Is It Legal to Own a Pet Monkey?

It may be illegal in your state to own a pet monkey. Even if your state allows you to own one, your local county or city may have laws requiring permits or banning them within the city or county limits.

  • Primates are legal in Alabama, Kansas, Michigan, Nebraska, Nevada, North Carolina, South Carolina, and Virginia.
  • A permit is required to own them in Arizona, Delaware, Florida (except for Chimpanzees which are illegal), Idaho, Mississippi, Missouri, North Dakota, Oklahoma, Pennsylvania, Rhode Island, South Dakota, Tennessee (except for Chimpanzees which are illegal), Texas, Wisconsin and Wyoming.
  • They are illegal in all other states.

How Much Does It Cost to Own a Monkey?

They are expensive to buy (usually between $7,000 and $8,000)-and keep. The Primates Sanctuary estimates the cost of owning a monkey over the course of its lifetime to about $50,000 to $60,000 because they need a varied diet and lots of enclosed space to play both indoors and out.

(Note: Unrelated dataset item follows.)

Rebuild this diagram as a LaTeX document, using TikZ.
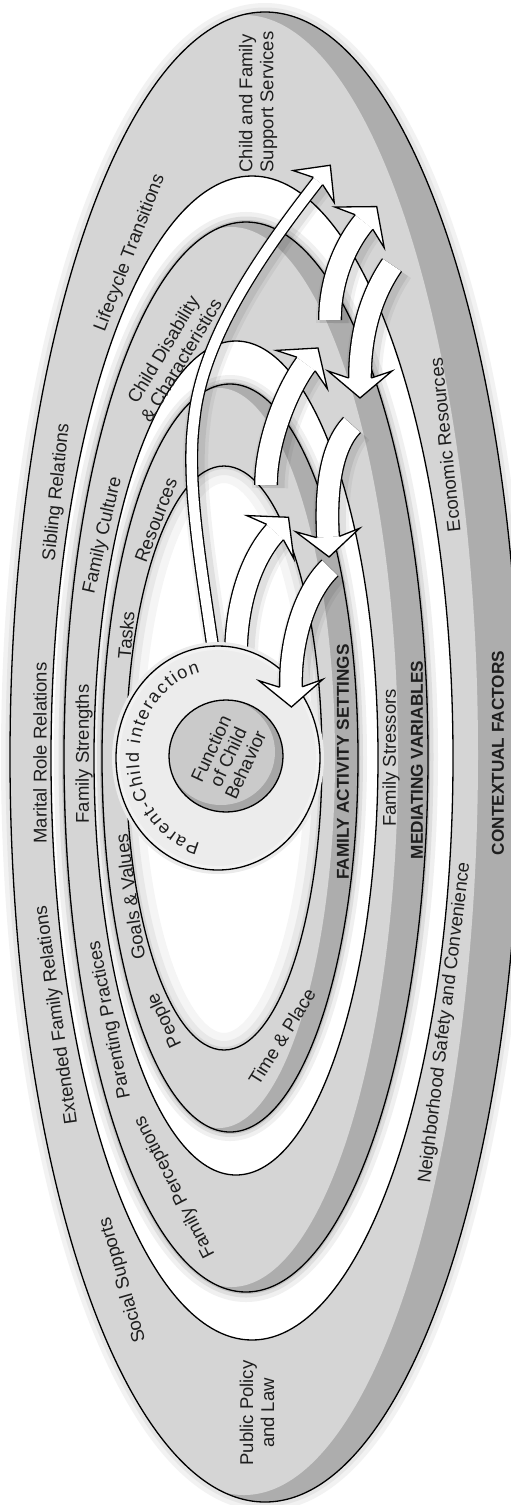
\documentclass[tikz,border=0pt]{standalone}
\usepackage{fontspec}
\setmainfont{Liberation Sans}
\usetikzlibrary{calc,decorations.text}
\definecolor{ltg}{HTML}{D5D5D5}
\definecolor{dkg}{HTML}{ADADAD}
\definecolor{pcf}{HTML}{ECECEC}
\definecolor{fnl}{HTML}{CACACA}
\definecolor{fnd}{HTML}{A6A6A6}
\definecolor{txt}{HTML}{1E1E1E}
\def\arW{24}\def\arI{21.4}\def\arN{11.4}\def\arH{32}\def\arT{20}\def\arB{7}
% #1 prefix, #2 path, #3 penultimate control name, #4 end name
\newcommand\genArrow[4]{%
  \begin{scope}[transform canvas={shift={(4pt,-3pt)}}]
    \draw[line width=\arW pt+12pt, black, opacity=0.05] #2;
    \draw[line width=\arW pt+5pt, black, opacity=0.07] #2;
  \end{scope}
  \draw[line width=\arW pt, black] #2;
  \draw[line width=\arI pt, white] #2;
  \coordinate (#1t) at ($(#4)!-\arT pt!(#3)$);
  \coordinate (#1q) at ($(#4)!\arB pt!(#3)$);
  \coordinate (#1l) at ($(#1q)!\arH pt!90:(#3)$);
  \coordinate (#1r) at ($(#1q)!\arH pt!-90:(#3)$);
  \coordinate (#1m) at ($(#4)!\arN pt!90:(#3)$);
  \coordinate (#1n) at ($(#4)!\arN pt!-90:(#3)$);
  \fill[white] (#1t) -- (#1l) -- (#1m) -- (#1n) -- (#1r) -- cycle;
  \draw[line width=1.3pt, line join=miter] (#1m) -- (#1l) -- (#1t) -- (#1r) -- (#1n);
}
\begin{document}
\begin{tikzpicture}[x=1pt,y=1pt,
  ring/.style={draw=black,line width=1.3pt},
  lab/.style={text=txt,inner sep=0pt,font=\fontsize{18.5}{21}\selectfont},
  blab/.style={text=txt,inner sep=0pt,font=\bfseries\fontsize{17.2}{20}\selectfont},
  r1/.style={x radius=255,y radius=745},
  q1/.style={x radius=234,y radius=740},
  r2/.style={x radius=201,y radius=582},
  r3/.style={x radius=182,y radius=535},
  q3/.style={x radius=166.5,y radius=530},
  r4/.style={x radius=142,y radius=417},
  r5/.style={x radius=128,y radius=374},
  q5/.style={x radius=116,y radius=370},
  r6/.style={x radius=98,y radius=292}]
\useasboundingbox (0,0) rectangle (511,-1505);
\clip (0,0) rectangle (511,-1505);
\fill[white] (0,0) rectangle (511,-1505);

\coordinate (c1) at (265,-757);
\coordinate (k1) at (244,-755);
\coordinate (c2) at (252,-758);
\coordinate (c3) at (246,-757);
\coordinate (k3) at (231.5,-757);
\coordinate (c4) at (236,-758);
\coordinate (c5) at (230,-758);
\coordinate (k5) at (219,-758);
\coordinate (c6) at (224,-758);

% outer disc
\draw[line width=18pt, black!5] (c1) ellipse [r1];
\draw[line width=9pt, black!10] (c1) ellipse [r1];
\fill[dkg] (c1) ellipse [r1];
\begin{scope}\clip (c1) ellipse [r1]; \fill[ltg] (k1) ellipse [q1];\end{scope}
% groove 1
\fill[white] (c2) ellipse [r2];
\begin{scope}\clip (c2) ellipse [r2];
  \draw[line width=20pt, black!6] (c3) ellipse [r3];
  \draw[line width=11pt, black!13] (c3) ellipse [r3];
  \draw[line width=4pt, black!24] (c3) ellipse [r3];
\end{scope}
% mediating disc
\fill[dkg] (c3) ellipse [r3];
\begin{scope}\clip (c3) ellipse [r3]; \fill[ltg] (k3) ellipse [q3];\end{scope}
% groove 2
\fill[white] (c4) ellipse [r4];
\begin{scope}\clip (c4) ellipse [r4];
  \draw[line width=18pt, black!6] (c5) ellipse [r5];
  \draw[line width=10pt, black!13] (c5) ellipse [r5];
  \draw[line width=4pt, black!24] (c5) ellipse [r5];
\end{scope}
% activity disc
\fill[dkg] (c5) ellipse [r5];
\begin{scope}\clip (c5) ellipse [r5]; \fill[ltg] (k5) ellipse [q5];\end{scope}
% inner hole
\fill[white] (c6) ellipse [r6];
\begin{scope}\clip (c6) ellipse [r6];
  \draw[line width=34pt, black!4] (c6) ellipse [r6];
  \draw[line width=18pt, black!9] (c6) ellipse [r6];
  \draw[line width=6pt, black!16] (c6) ellipse [r6];
\end{scope}
\draw[ring] (c1) ellipse [r1];
\draw[ring] (c2) ellipse [r2];
\draw[ring] (c3) ellipse [r3];
\draw[ring] (c4) ellipse [r4];
\draw[ring] (c5) ellipse [r5];
\draw[ring] (c6) ellipse [r6];

% thin arrow to support services
\coordinate (ta0) at (214,-655);
\coordinate (ta1) at (200,-560);
\coordinate (ta2) at (186,-480);
\coordinate (ta3) at (194,-420);
\coordinate (ta4) at (202,-340);
\coordinate (ta5) at (258,-258);
\coordinate (ta6) at (318,-181);
\def\arW{13}\def\arI{10.4}\def\arN{5.9}\def\arH{26}\def\arT{20}\def\arB{7}
\genArrow{th}{(ta0) .. controls (ta1) and (ta2) .. (ta3) .. controls (ta4) and (ta5) .. (ta6)}{ta5}{ta6}

\def\arW{24}\def\arI{21.4}\def\arN{11.4}\def\arH{32}\def\arT{20}\def\arB{7}
% U1
\coordinate (u1a) at (236,-655);
\coordinate (u1b) at (236,-600);
\coordinate (u1c) at (253,-556);
\coordinate (u1d) at (275,-532);
\genArrow{ua}{(u1a) .. controls (u1b) and (u1c) .. (u1d)}{u1c}{u1d}

% parent-child circle
\coordinate (pc) at (218,-758);
\fill[black!8] (pc) ellipse [x radius=106, y radius=116];
\fill[pcf] (pc) ellipse [x radius=102, y radius=112];
\begin{scope}\clip (pc) ellipse [x radius=102, y radius=112];
  \draw[line width=8pt, black!5] (pc) ellipse [x radius=102, y radius=112];
\end{scope}
\draw[ring] (pc) ellipse [x radius=102, y radius=112];
\coordinate (fc) at (226,-756);
\fill[fnd] (fc) ellipse [x radius=57, y radius=56];
\begin{scope}\clip (fc) ellipse [x radius=57, y radius=56];
  \fill[fnl] ($(fc)+(-5,4)$) ellipse [x radius=54, y radius=53];
\end{scope}
\draw[ring] (fc) ellipse [x radius=57, y radius=56];

% D1
\coordinate (d1a) at (330,-568);
\coordinate (d1b) at (305,-592);
\coordinate (d1c) at (290,-640);
\coordinate (d1d) at (291,-687);
\genArrow{da}{(d1a) .. controls (d1b) and (d1c) .. (d1d)}{d1c}{d1d}
% U2
\coordinate (u2a) at (266,-485);
\coordinate (u2b) at (266,-440);
\coordinate (u2c) at (288,-388);
\coordinate (u2d) at (306,-364);
\genArrow{ub}{(u2a) .. controls (u2b) and (u2c) .. (u2d)}{u2c}{u2d}
% D2
\coordinate (d2a) at (352,-425);
\coordinate (d2b) at (328,-450);
\coordinate (d2c) at (326,-500);
\coordinate (d2d) at (328,-537);
\genArrow{db}{(d2a) .. controls (d2b) and (d2c) .. (d2d)}{d2c}{d2d}
% U3
\coordinate (u3a) at (330,-320);
\coordinate (u3b) at (330,-280);
\coordinate (u3c) at (345,-245);
\coordinate (u3d) at (364,-222);
\genArrow{uc}{(u3a) .. controls (u3b) and (u3c) .. (u3d)}{u3c}{u3d}
% D3
\coordinate (d3a) at (392,-265);
\coordinate (d3b) at (368,-300);
\coordinate (d3c) at (360,-340);
\coordinate (d3d) at (360,-378);
\genArrow{dc}{(d3a) .. controls (d3b) and (d3c) .. (d3d)}{d3c}{d3d}

% texts
\node[lab, rotate=90, align=left] (t1) at (258,-102) {Child and Family\\Support Services};
\node[lab, rotate=69] (t2) at (130,-253) {Lifecycle Transitions};
\node[lab, rotate=84] (t3) at (57,-492) {Sibling Relations};
\node[lab, rotate=90] (t4) at (40,-753) {Marital Role Relations};
\node[lab, rotate=98] (t5) at (57,-1015) {Extended Family Relations};
\node[lab, rotate=106] (t6) at (123,-1280) {Social Supports};
\node[lab, rotate=90, align=center] (t7) at (257,-1413) {Public Policy\\and Law};
\node[lab, rotate=83] (t8) at (445,-1023) {Neighborhood Safety and Convenience};
\node[blab, rotate=90] (t9) at (498,-753) {CONTEXTUAL FACTORS};
\node[lab, rotate=96] (t10) at (445,-445) {Economic Resources};
\node[lab, rotate=90] (t11) at (391,-758) {Family Stressors};
\node[blab, rotate=90] (t12) at (417,-760) {MEDIATING VARIABLES};
\node[blab, rotate=90] (t13) at (343,-762) {FAMILY ACTIVITY SETTINGS};
\node[lab, rotate=117] (t14) at (175,-1187) {Family Perceptions};
\node[lab, rotate=101] (t15) at (110,-1020) {Parenting Practices};
\node[lab, rotate=90] (t16) at (84,-754) {Family Strengths};
\node[lab, rotate=77] (t17) at (103,-535) {Family Culture};
\node[lab, rotate=59, align=center] (t18) at (172,-355) {Child Disability\\\& Characteristics};
\node[lab, rotate=69] (t19) at (156,-520) {Resources};
\node[lab, rotate=85] (t20) at (126,-635) {Tasks};
\node[lab, rotate=98] (t21) at (130,-897) {Goals \& Values};
\node[lab, rotate=115] (t22) at (165,-1020) {People};
\node[lab, rotate=58] (t23) at (282,-1037) {Time \& Place};
\node[lab, rotate=65, align=center, font=\fontsize{18.5}{19}\selectfont] (t24) at (228,-757) {Function\\of Child\\Behavior};
\path[decorate, decoration={text along path, text color=txt,
   text={|\fontsize{18}{18}\selectfont|Parent-Child interaction}, text align=fit to path}]
   (pc) ++(257:79 and 88) arc[start angle=257, end angle=103, x radius=79, y radius=88];
\end{tikzpicture}
\end{document}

Things to Consider Before Buying a Pet Monkey

Jungle Friends Primate Sanctuary in Florida takes in monkeys that are relinquished as pets from owners who either could not handle their care or had them illegally. They have a list of incidents on their website of aggressive behavior of monkeys toward people, including their own owners. The sanctuary strongly urges people thinking of buying a monkey to understand about the dangers of owning a monkey, as well as the negative effects of attempted domestication on these wild animals. Think very carefully before you decide to buy a monkey, because of:

  • The cost of buying and keeping monkeys
  • The potential for aggressive and destructive behavior
  • Inability to house train them and the cage requirements

Being a Responsible Monkey Owner

When you're buying a pet monkey, proceed with caution. Make sure it's legal to have one in your state, then prepare your house as if you're having a toddler come and live with you. From there, when you're looking for sellers, make sure you have pictures of the monkeys upfront, then inspect the monkey before you pay for it. A monkey as a pet is a large investment financially and emotionally, so you should make sure he or she is healthy at the time of purchase.